On appeal, Mello challenged O’Flaherty’s attempt to deal with the “touchy subject,” as the trial judge described it, of race. Noting that the defendant was African American and “[a]lmost everybody in this courtroom” Caucasian, the judge suggested that anyone who “might not, for racial reasons, be able to give this defendant a fair trial…come up with something so that you can get out of sitting here.”

Mistrial Sought

Mello’s counsel moved for a mistrial at the recess, saying the judge’s remarks had tainted the panel. O’Flaherty denied the motion, and after the recess elaborated on his remarks.

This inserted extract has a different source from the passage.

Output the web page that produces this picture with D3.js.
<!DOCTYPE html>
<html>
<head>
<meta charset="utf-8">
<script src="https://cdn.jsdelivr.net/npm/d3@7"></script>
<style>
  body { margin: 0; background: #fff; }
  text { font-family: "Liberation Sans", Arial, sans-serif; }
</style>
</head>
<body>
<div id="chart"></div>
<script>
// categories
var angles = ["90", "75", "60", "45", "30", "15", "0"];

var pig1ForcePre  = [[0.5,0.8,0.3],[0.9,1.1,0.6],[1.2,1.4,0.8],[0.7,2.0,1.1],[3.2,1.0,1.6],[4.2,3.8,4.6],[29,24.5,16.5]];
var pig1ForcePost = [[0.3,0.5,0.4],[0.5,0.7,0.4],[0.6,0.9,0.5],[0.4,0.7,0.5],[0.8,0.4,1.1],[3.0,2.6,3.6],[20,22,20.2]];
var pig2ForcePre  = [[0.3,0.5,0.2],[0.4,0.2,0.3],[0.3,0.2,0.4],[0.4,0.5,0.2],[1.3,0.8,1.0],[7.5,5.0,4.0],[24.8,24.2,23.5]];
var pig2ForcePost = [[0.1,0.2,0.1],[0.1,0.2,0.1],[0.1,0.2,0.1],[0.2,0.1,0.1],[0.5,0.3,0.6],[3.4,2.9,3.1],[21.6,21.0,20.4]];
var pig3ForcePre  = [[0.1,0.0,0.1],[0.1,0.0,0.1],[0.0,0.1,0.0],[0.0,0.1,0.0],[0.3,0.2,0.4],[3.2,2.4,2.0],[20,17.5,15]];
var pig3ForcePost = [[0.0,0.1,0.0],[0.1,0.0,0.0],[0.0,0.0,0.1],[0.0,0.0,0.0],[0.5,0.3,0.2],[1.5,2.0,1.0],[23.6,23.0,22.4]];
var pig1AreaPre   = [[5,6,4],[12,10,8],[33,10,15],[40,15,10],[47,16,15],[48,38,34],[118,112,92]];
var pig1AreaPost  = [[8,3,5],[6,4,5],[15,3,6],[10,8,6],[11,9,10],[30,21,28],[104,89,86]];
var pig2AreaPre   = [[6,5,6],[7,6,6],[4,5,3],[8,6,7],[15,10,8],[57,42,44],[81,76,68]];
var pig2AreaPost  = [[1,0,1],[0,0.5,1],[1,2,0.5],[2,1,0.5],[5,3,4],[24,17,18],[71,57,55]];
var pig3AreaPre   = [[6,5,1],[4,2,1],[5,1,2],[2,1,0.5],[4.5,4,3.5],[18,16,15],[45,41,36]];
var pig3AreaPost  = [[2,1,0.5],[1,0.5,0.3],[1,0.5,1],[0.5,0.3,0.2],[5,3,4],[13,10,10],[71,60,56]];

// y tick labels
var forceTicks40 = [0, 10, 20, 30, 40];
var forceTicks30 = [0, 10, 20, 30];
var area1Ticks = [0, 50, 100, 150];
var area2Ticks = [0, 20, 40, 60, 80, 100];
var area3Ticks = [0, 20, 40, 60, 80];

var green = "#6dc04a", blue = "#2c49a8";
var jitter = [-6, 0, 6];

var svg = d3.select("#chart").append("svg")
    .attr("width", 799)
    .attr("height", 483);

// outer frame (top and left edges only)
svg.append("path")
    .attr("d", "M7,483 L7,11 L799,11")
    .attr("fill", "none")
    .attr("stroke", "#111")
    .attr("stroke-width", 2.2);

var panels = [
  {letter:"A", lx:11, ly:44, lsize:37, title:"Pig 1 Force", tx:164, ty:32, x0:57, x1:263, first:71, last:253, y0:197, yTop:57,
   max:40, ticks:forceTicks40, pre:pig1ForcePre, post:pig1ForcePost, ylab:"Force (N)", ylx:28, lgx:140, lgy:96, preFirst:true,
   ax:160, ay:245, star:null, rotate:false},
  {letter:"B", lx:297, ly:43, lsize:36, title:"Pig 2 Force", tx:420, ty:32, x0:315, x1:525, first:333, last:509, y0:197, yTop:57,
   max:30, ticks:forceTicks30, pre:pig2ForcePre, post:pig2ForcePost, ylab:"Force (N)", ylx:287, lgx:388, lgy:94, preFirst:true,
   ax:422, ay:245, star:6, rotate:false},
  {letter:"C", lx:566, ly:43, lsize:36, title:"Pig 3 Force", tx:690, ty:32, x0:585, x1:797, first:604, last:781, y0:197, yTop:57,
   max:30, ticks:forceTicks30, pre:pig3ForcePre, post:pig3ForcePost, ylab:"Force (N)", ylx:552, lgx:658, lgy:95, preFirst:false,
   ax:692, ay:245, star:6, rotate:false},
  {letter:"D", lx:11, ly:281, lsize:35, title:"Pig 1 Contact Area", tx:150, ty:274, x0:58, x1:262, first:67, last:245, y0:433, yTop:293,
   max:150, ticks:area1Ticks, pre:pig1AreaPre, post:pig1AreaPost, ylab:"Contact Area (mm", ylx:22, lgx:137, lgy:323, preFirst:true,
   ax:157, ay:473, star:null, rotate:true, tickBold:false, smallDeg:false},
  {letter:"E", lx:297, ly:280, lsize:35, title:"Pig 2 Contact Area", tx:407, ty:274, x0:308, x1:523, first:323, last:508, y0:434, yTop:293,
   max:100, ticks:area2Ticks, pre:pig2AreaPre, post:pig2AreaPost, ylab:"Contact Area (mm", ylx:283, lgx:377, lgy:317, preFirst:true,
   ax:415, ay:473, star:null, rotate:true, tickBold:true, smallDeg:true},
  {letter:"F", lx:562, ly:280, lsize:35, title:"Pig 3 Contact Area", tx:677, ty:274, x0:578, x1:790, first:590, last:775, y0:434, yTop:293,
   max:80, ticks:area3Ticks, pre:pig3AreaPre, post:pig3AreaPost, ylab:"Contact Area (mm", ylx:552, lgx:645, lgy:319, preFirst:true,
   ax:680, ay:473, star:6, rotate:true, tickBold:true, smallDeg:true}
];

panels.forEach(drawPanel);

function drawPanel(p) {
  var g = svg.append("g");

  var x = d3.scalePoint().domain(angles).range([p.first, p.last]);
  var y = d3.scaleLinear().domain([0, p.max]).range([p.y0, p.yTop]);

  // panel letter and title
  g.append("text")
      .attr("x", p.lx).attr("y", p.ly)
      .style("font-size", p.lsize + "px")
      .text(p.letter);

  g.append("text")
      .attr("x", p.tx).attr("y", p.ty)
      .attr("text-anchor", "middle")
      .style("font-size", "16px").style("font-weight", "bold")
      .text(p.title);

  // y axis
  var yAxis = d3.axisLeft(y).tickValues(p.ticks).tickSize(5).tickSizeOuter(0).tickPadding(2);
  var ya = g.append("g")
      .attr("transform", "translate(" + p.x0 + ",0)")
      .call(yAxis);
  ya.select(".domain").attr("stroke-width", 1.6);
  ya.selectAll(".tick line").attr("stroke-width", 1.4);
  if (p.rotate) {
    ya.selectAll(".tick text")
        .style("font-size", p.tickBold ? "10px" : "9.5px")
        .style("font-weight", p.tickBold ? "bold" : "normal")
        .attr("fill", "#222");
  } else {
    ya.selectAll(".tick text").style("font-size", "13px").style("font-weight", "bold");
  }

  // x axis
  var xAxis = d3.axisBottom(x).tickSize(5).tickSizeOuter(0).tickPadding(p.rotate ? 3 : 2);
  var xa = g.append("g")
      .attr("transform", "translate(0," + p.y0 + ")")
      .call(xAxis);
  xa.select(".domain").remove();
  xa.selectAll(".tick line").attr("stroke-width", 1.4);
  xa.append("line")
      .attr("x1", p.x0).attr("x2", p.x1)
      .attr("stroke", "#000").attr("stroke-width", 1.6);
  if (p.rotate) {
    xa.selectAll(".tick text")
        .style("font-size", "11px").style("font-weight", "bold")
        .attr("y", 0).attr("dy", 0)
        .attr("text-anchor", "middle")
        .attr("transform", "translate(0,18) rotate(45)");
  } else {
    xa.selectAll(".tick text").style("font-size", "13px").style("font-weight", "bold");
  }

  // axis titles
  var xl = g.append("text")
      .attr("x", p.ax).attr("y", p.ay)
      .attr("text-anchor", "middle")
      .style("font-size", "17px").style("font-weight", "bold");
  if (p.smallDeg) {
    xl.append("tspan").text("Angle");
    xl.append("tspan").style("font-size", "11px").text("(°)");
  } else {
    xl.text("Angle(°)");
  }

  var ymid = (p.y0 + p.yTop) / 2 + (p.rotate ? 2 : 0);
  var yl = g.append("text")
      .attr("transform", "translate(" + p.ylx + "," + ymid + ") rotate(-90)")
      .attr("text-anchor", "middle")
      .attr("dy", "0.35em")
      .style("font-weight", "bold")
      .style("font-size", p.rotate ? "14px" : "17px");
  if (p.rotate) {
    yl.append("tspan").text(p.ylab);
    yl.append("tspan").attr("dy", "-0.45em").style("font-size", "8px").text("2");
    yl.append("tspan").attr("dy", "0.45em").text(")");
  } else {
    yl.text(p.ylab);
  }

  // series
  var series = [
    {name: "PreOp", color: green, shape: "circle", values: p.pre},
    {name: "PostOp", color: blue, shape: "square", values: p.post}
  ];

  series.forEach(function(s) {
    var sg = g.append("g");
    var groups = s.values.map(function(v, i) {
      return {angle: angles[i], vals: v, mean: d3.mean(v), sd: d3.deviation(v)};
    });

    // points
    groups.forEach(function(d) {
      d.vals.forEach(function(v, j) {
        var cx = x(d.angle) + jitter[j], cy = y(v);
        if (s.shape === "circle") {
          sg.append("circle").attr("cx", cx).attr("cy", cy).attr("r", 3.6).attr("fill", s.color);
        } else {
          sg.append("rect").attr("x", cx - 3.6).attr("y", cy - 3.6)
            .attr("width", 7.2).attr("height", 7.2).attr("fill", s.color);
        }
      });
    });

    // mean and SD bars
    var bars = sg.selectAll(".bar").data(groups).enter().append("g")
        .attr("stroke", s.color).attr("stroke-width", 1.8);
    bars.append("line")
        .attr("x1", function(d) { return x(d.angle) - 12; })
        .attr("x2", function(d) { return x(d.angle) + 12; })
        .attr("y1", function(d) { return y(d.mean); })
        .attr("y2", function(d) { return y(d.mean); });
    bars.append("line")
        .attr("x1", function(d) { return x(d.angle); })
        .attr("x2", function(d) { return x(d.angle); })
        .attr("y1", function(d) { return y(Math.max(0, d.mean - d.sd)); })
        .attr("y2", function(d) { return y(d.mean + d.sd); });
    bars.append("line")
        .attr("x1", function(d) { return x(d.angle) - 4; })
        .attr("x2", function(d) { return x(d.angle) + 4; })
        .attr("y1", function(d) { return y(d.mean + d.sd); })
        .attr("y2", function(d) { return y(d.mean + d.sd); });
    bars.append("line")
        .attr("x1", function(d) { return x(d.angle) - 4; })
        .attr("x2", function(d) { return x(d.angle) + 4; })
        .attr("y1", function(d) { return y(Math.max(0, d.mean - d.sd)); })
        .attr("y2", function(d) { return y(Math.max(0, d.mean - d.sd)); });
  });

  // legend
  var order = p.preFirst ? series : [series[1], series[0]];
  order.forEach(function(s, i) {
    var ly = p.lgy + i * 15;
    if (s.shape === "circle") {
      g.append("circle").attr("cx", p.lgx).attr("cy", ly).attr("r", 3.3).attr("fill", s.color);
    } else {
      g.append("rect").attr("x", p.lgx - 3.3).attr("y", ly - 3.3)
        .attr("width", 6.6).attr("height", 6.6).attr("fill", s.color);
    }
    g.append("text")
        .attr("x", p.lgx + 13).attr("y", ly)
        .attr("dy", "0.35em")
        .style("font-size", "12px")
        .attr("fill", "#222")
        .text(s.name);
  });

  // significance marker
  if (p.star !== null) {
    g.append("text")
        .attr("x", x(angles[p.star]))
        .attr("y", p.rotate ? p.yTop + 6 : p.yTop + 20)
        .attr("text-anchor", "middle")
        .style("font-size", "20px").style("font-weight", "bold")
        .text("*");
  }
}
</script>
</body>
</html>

The judge said he wanted it made clear that “bigotry cannot have any place in this courtroom.” He also said he didn’t want to embarrass anyone who might possess bigoted feelings, so that if someone had any such views, “in this very narrow area, you can lie.”

The judge added that “[i]t doesn’t take a rocket scientist to figure out how to get excused” and that he would “rather have you do that than sit on the jury if there’s a genuine problem in this area” of race.

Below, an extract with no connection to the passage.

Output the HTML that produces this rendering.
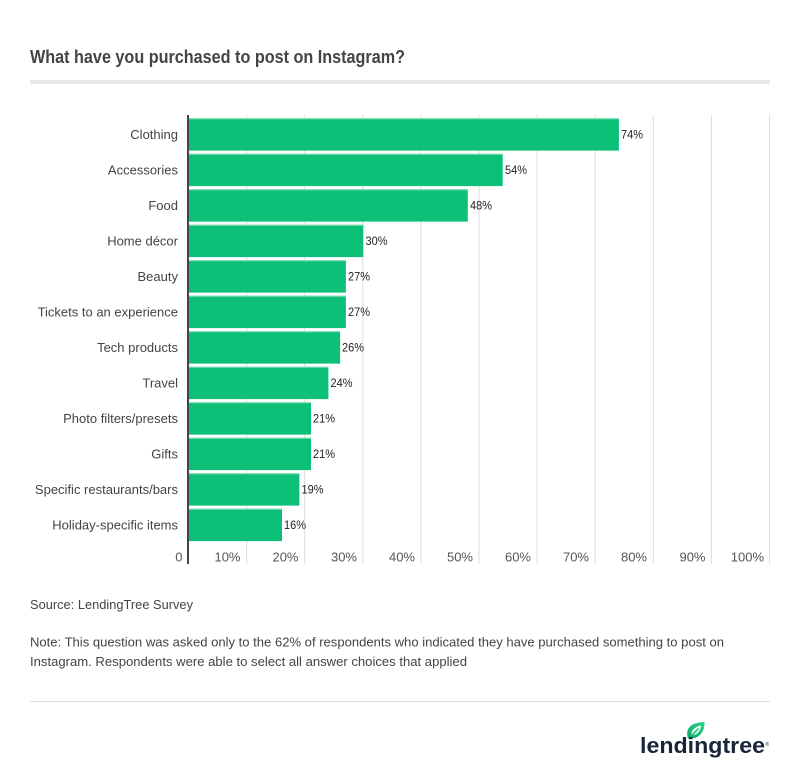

Those instructions were “astonishing,” Scotland wrote.

The presiding justice rejected the attorney general’s contention that the instructions, while improper, were harmless. O’Flaherty’s comments, Scotland said, “had practical, deleterious consequences” and rendered the jury selection process so unreliable as to constitute structural error.

Defendant’s Right

“Where racial bias is concerned, the judge’s duty to inquire comes from California law as well as from the Sixth and Fourteenth Amendments to the United States Constitution,” the jurist explained. “…If the judge fails so abjectly in this duty that prospective jurors can conceal racial bias with impunity, the judge’s failure violates the defendant’s right to a fair and impartial jury and renders the ensuing trial fundamentally unfair.”

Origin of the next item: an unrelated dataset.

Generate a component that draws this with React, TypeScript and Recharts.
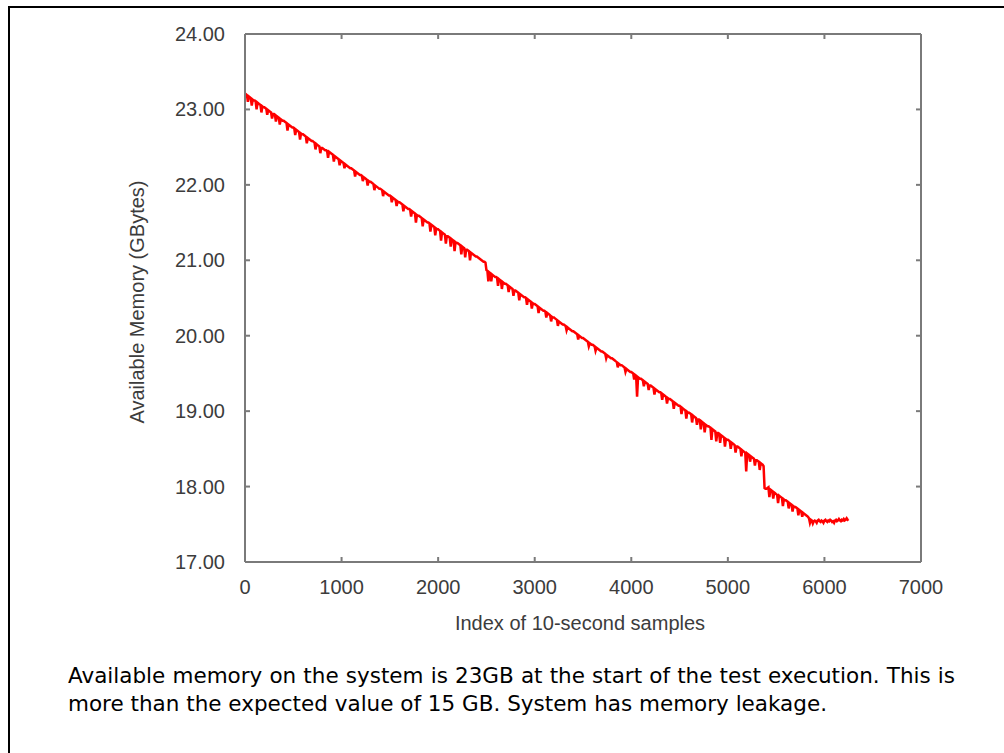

The Judicial Council, Scotland noted, has adopted guidelines as part of the Standards of Judicial Administration on how to inquire about racial bias among prospective jurors. Those guidelines call for a neutrally stated inquiry as to whether a juror’s judgment might be affected by the fact that a lawyer, party, or witness is of a different race or religion, or has a different lifestyle, the presiding justice noted, not for telling venire members to lie.

By telling potential jurors to lie about their biases, Scotland elaborated, the trial judge “irremediably tainted the trial by making it impossible for the parties to know whether a fair and impartial jury had been seated.”

Once jurors were told they could lie, the jurist said, there was guarantee they “would tell only the kind of lie Judge O’Flaherty wanted, i.e., a false excuse not to serve as a juror.” A panelist might have, for example, felt it was okay to conceal bias in order to serve, Scotland reasoned.

Another with telling jurors to lie, Scotland went on to say, is that it “could deprive the parties of information necessary to make informed tactical decisions.” Lawyers, he reasoned, need to know the true attitudes of prospective jurors in order to properly evaluate whether to move for a change of venue or to quash the venire, who to exercise peremptory challenges against, whether to advise a client to negotiate a plea, who to call as witnesses, and what topics to cover in asking questions.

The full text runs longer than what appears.